### DIRECTIVE:
Retype the whole listing, please, keeping every line exact and dropping the pictures.

### RAW DATA:
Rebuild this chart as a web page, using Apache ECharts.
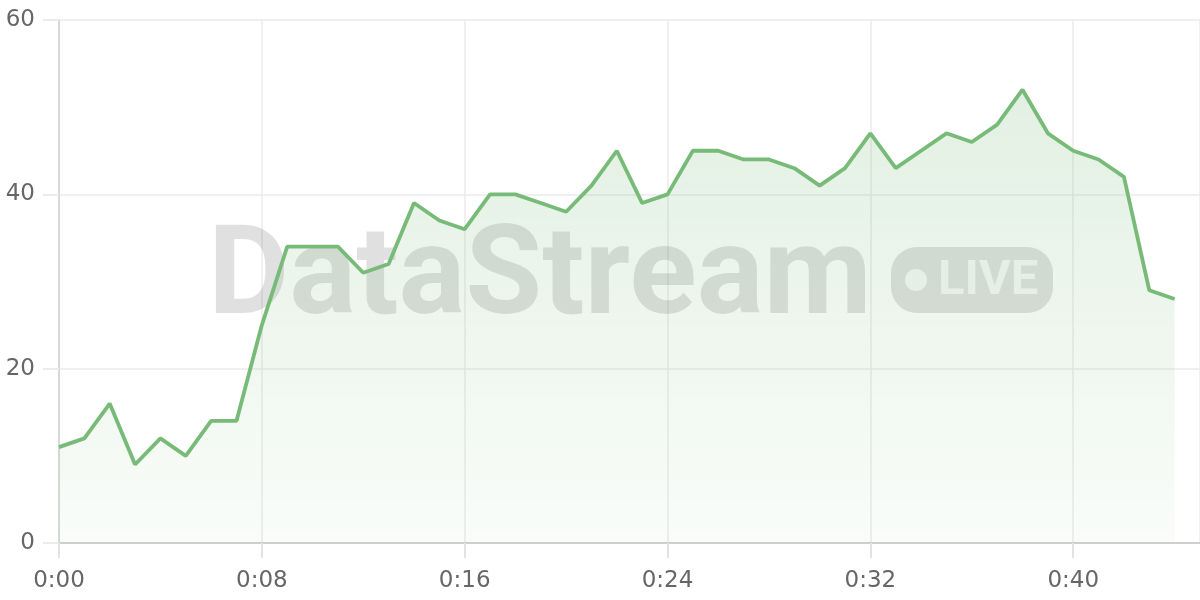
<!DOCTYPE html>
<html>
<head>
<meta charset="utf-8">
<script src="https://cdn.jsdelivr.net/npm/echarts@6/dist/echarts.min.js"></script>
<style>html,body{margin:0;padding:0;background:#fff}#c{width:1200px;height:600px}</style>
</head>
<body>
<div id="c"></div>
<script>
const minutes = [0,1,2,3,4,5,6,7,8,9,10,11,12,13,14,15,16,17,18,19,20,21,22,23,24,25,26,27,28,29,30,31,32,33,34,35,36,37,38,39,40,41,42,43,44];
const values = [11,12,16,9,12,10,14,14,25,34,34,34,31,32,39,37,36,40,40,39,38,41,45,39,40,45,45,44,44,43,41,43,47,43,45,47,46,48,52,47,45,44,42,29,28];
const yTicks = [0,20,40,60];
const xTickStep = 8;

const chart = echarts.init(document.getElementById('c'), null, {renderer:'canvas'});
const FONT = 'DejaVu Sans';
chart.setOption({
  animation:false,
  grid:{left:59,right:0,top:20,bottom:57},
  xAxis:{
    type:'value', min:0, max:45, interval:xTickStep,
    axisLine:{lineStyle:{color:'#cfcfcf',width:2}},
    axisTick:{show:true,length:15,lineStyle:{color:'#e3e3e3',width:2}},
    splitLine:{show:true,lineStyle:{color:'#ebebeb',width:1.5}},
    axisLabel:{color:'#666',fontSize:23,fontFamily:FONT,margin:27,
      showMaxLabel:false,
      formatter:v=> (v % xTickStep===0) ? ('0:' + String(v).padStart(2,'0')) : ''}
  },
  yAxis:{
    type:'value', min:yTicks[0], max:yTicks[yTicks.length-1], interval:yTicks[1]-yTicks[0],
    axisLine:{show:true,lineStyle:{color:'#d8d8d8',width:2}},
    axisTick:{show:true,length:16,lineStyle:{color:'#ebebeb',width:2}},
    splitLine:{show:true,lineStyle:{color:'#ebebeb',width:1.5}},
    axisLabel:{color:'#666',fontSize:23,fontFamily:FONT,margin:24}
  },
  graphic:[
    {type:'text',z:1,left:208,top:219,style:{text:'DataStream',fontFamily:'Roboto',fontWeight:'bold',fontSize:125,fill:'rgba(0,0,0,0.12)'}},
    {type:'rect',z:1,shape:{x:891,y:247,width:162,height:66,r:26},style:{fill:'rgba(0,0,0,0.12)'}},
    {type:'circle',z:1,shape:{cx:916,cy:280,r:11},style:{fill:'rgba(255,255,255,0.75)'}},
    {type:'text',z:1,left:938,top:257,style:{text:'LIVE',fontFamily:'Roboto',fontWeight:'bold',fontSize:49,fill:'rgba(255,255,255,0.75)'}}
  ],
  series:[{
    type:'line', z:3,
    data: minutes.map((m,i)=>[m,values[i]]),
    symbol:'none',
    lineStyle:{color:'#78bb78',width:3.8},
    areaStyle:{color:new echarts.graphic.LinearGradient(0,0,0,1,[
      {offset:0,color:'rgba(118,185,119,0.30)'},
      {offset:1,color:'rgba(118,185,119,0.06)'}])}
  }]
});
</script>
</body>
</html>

### TASK RESPONSE:
Rebuild this chart as a web page, using Apache ECharts.
<!DOCTYPE html>
<html>
<head>
<meta charset="utf-8">
<script src="https://cdn.jsdelivr.net/npm/echarts@6/dist/echarts.min.js"></script>
<style>html,body{margin:0;padding:0;background:#fff}#c{width:1200px;height:600px}</style>
</head>
<body>
<div id="c"></div>
<script>
const minutes = [0,1,2,3,4,5,6,7,8,9,10,11,12,13,14,15,16,17,18,19,20,21,22,23,24,25,26,27,28,29,30,31,32,33,34,35,36,37,38,39,40,41,42,43,44];
const values = [11,12,16,9,12,10,14,14,25,34,34,34,31,32,39,37,36,40,40,39,38,41,45,39,40,45,45,44,44,43,41,43,47,43,45,47,46,48,52,47,45,44,42,29,28];
const yTicks = [0,20,40,60];
const xTickStep = 8;

const chart = echarts.init(document.getElementById('c'), null, {renderer:'canvas'});
const FONT = 'DejaVu Sans';
chart.setOption({
  animation:false,
  grid:{left:59,right:0,top:20,bottom:57},
  xAxis:{
    type:'value', min:0, max:45, interval:xTickStep,
    axisLine:{lineStyle:{color:'#cfcfcf',width:2}},
    axisTick:{show:true,length:15,lineStyle:{color:'#e3e3e3',width:2}},
    splitLine:{show:true,lineStyle:{color:'#ebebeb',width:1.5}},
    axisLabel:{color:'#666',fontSize:23,fontFamily:FONT,margin:27,
      showMaxLabel:false,
      formatter:v=> (v % xTickStep===0) ? ('0:' + String(v).padStart(2,'0')) : ''}
  },
  yAxis:{
    type:'value', min:yTicks[0], max:yTicks[yTicks.length-1], interval:yTicks[1]-yTicks[0],
    axisLine:{show:true,lineStyle:{color:'#d8d8d8',width:2}},
    axisTick:{show:true,length:16,lineStyle:{color:'#ebebeb',width:2}},
    splitLine:{show:true,lineStyle:{color:'#ebebeb',width:1.5}},
    axisLabel:{color:'#666',fontSize:23,fontFamily:FONT,margin:24}
  },
  graphic:[
    {type:'text',z:1,left:208,top:219,style:{text:'DataStream',fontFamily:'Roboto',fontWeight:'bold',fontSize:125,fill:'rgba(0,0,0,0.12)'}},
    {type:'rect',z:1,shape:{x:891,y:247,width:162,height:66,r:26},style:{fill:'rgba(0,0,0,0.12)'}},
    {type:'circle',z:1,shape:{cx:916,cy:280,r:11},style:{fill:'rgba(255,255,255,0.75)'}},
    {type:'text',z:1,left:938,top:257,style:{text:'LIVE',fontFamily:'Roboto',fontWeight:'bold',fontSize:49,fill:'rgba(255,255,255,0.75)'}}
  ],
  series:[{
    type:'line', z:3,
    data: minutes.map((m,i)=>[m,values[i]]),
    symbol:'none',
    lineStyle:{color:'#78bb78',width:3.8},
    areaStyle:{color:new echarts.graphic.LinearGradient(0,0,0,1,[
      {offset:0,color:'rgba(118,185,119,0.30)'},
      {offset:1,color:'rgba(118,185,119,0.06)'}])}
  }]
});
</script>
</body>
</html>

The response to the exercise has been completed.